The Fluoride Action Network (FAN), along with a coalition of environmental and public health groups has filed a complaint in the U.S. District Court for the Northern District of California against the U.S. Environmental Protection Agency (EPA) in response to their denial of our petition seeking a ban on water fluoridation.
We believe this lawsuit is an unprecedented opportunity to end the practice once and for all in the U.S., and potentially throughout the world, based on the well-documented neurotoxicity of fluoride, according to FAN’s attorney and adviser, Michael Connett: “This case will present the first time a court will consider the neurotoxicity of fluoride and the question of whether fluoridation presents an unreasonable risk under the Toxic Substances Control Act (TSCA).”

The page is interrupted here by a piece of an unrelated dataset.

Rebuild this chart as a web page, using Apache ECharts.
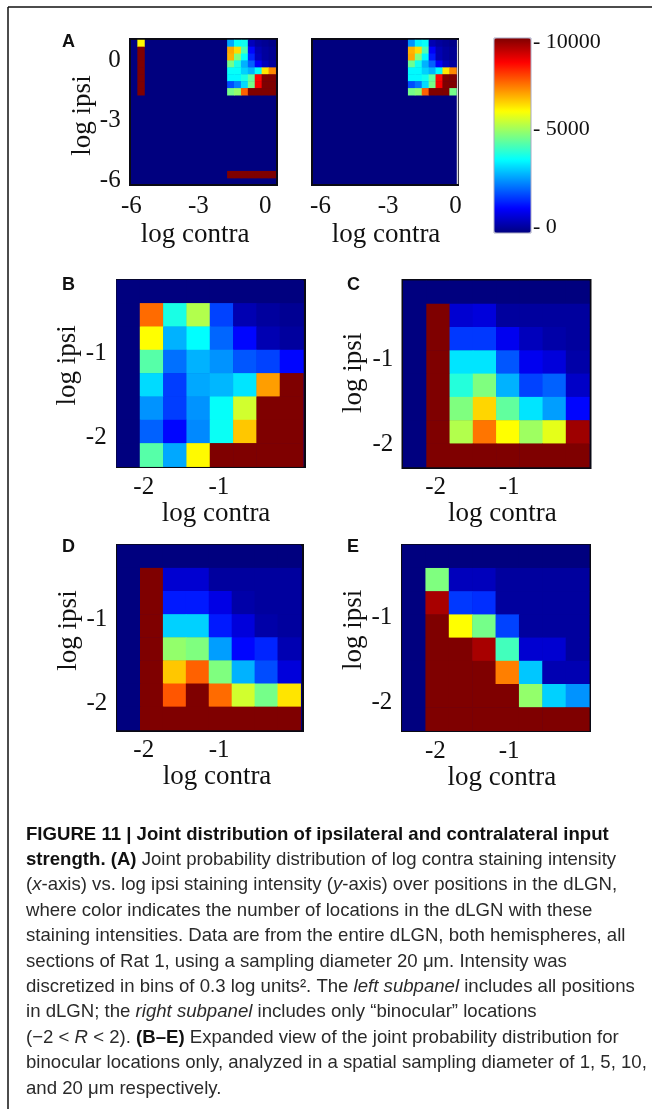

Lawsuit Background: EPA Served with Citizen’s Petition
On November 22, 2016, FAN filed a petition calling on the EPA to ban the addition of fluoridating chemicals to the drinking water.
FAN presented the FDA with more than 2,500 pages of scientific documentation that fluoride is a neurotoxin, with evidence demonstrating that fluoride has little benefit when swallowed, and therefore any risks from exposing people to fluoride chemicals in water are unnecessary.
The EPA responded: “The petition has not set forth a scientifically defensible basis to conclude that any persons have suffered neurotoxic harm as a result of exposure to fluoride in the U.S. through the purposeful addition of fluoridation chemicals to drinking water or otherwise from fluoride exposure in the U.S.”
As many independent scientists now recognize, fluoride is a neurotoxin. The question, therefore, is not if fluoride damages the brain, but at what dose. While EPA quibbles with the methodology of these studies, to dismiss and ignore these studies in their entirety for methodological imperfections is exceptionally cavalier.
New Study Quantifies Fluoride’s Potential to Lower IQ in Children
Some children in the U.S. may be consuming enough fluoridated water to reach doses of fluoride that have the potential to lower their IQ, according to William Hirzy, Ph.D., a former senior scientist at the EPA.
Current federal guidelines encourage the addition of fluoride chemicals into water supplies to reach 0.7 milligrams per liter (mg/L). Hirzy followed EPA risk assessment guidelines to report: “The effect of fluoride on IQ is quite large, with a predicted mean 5 IQ point loss when going from a dose of 0.5 mg/F/day to 2.0 mg F/day.”
Many children in the U.S. commonly consume these levels of fluoride from all sources (water, food, dental products, medicines, air pollution, etc.). Hirzy explains the significance of this study: “The significance of this peer reviewed risk analysis is that it indicates there may be no actual safe level of exposure to fluoride. Groups of children with lower exposures to fluoride were compared with groups having higher exposures. Those with higher exposures performed more poorly on IQ tests than those with lower exposures.
One well-conducted Chinese study indicated that children exposed to 1.4 mg/day had their IQ lowered by 5 IQ points. Current average mean daily intakes among children in the United States are estimated by EPA to range from about 0.80 mg/day to 1.65 mg/day. Fluoride may be similar to lead and mercury in having no threshold below which exposures may be considered safe.”